DeFi (decentralized finance) is an ecosystem of financial applications built on blockchain networks that replicate and extend traditional financial services — lending, borrowing, trading, insurance, and asset management — without relying on centralized intermediaries like banks, brokerages, or clearinghouses. DeFi represents one of the most transformative use cases of blockchain technology.

DeFi applications run on smart contracts, self-executing programs deployed on blockchains (primarily Ethereum and its Layer 2 networks, plus Solana, Avalanche, and others). These contracts enforce financial rules automatically, eliminating the need for trusted third parties and enabling permissionless access — anyone with an internet connection and a crypto wallet can participate.

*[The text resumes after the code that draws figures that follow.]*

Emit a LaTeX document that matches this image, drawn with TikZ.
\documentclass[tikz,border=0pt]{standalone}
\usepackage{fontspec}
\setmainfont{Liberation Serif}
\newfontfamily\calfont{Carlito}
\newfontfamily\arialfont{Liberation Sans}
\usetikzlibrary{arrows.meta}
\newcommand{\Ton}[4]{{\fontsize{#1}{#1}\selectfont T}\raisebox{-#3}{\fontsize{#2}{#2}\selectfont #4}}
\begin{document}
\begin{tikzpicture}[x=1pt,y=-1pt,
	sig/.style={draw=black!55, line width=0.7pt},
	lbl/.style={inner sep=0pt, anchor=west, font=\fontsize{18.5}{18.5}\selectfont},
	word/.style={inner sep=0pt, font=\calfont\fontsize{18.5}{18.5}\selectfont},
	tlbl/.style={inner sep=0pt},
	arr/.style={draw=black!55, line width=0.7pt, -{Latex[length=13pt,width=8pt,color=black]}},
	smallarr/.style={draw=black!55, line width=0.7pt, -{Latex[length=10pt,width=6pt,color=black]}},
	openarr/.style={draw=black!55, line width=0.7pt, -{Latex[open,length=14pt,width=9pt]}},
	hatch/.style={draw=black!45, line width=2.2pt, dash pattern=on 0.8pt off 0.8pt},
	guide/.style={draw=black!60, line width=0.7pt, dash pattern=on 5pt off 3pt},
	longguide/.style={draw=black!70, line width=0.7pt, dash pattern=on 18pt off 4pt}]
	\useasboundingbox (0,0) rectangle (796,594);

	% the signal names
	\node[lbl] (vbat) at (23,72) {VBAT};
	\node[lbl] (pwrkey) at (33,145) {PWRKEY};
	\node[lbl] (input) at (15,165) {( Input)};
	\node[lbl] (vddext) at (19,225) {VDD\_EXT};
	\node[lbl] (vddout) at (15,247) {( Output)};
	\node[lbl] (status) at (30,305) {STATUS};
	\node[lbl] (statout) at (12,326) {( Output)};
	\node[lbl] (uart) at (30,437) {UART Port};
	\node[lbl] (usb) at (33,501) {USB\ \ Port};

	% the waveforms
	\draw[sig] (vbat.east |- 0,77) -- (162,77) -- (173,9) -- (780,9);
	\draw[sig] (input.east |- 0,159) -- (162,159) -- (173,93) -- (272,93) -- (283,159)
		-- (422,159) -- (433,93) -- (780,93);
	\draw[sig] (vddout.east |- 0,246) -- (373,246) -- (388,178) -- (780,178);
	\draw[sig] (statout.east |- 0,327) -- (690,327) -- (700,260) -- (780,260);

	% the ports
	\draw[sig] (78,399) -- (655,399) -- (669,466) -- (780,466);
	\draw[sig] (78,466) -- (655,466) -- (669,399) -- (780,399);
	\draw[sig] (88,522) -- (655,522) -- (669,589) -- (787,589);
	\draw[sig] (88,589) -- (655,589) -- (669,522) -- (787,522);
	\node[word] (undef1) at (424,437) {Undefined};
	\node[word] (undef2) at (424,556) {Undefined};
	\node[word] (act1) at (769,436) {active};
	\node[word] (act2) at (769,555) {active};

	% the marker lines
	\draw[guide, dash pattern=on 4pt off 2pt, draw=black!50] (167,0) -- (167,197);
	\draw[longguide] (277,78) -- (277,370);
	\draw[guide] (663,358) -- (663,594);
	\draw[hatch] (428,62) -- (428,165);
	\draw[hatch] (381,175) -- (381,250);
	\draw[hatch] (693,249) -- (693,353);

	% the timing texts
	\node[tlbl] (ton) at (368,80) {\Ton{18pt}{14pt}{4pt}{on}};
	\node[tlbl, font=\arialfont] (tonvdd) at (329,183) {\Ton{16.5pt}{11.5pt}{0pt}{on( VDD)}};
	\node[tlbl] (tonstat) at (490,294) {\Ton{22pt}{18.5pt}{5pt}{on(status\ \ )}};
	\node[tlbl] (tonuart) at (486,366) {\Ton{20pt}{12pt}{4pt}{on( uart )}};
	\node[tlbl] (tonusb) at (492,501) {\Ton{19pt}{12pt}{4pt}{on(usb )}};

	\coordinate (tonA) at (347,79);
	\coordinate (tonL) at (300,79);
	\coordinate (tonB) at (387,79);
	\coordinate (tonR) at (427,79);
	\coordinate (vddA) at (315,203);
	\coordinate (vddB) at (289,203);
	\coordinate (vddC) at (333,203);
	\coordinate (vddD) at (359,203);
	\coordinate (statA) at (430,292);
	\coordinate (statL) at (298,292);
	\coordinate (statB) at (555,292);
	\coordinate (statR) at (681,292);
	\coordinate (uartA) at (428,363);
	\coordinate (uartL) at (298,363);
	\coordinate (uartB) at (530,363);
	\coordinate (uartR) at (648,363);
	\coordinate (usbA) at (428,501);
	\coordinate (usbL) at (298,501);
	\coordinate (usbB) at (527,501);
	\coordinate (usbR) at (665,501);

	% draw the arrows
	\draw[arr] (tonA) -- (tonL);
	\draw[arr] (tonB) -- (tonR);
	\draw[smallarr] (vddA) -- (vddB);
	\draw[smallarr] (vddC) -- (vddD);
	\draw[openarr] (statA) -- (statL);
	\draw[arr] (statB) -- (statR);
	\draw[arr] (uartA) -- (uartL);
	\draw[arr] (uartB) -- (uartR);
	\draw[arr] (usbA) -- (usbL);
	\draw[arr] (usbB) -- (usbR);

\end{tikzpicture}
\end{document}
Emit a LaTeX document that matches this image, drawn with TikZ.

The core DeFi primitives include decentralized exchanges (DEXs) like Uniswap and Curve, which enable token trading through automated market makers rather than order books. Lending and borrowing protocols like Aave, Compound, and Morpho allow users to earn yield on deposits or borrow against collateral without credit checks. Liquid staking protocols like Lido convert staked assets into tradable tokens. Yield aggregators like Yearn Finance optimize returns across multiple protocols automatically.

DeFi’s total value locked (TVL) — the amount of assets deposited in DeFi protocols — has grown from under $1 billion in early 2020 to tens of billions by 2026, despite significant volatility. The sector survived major stress tests including the Terra/Luna collapse in 2022, the FTX bankruptcy, and multiple bridge exploits, with battle-tested protocols like Aave and MakerDAO (now Sky) continuing to operate without interruption.

Composability is DeFi’s defining advantage: protocols can be combined like building blocks. A user might deposit ETH into Lido, receive stETH, use that as collateral on Aave to borrow USDC, then provide that USDC as liquidity on Curve — all in a single transaction chain. This “money legos” concept enables capital efficiency impossible in traditional finance.

Key risks include smart contract vulnerabilities (bugs can lead to total loss of funds), oracle manipulation, governance attacks, regulatory uncertainty, and the complexity of managing positions across multiple protocols. DeFi’s permissionless nature also means there are no consumer protections or deposit insurance.

Despite these risks, DeFi continues to attract both retail users and institutional participants, with regulated on-ramps, improved security auditing practices, and institutional-grade protocols making the ecosystem increasingly mature.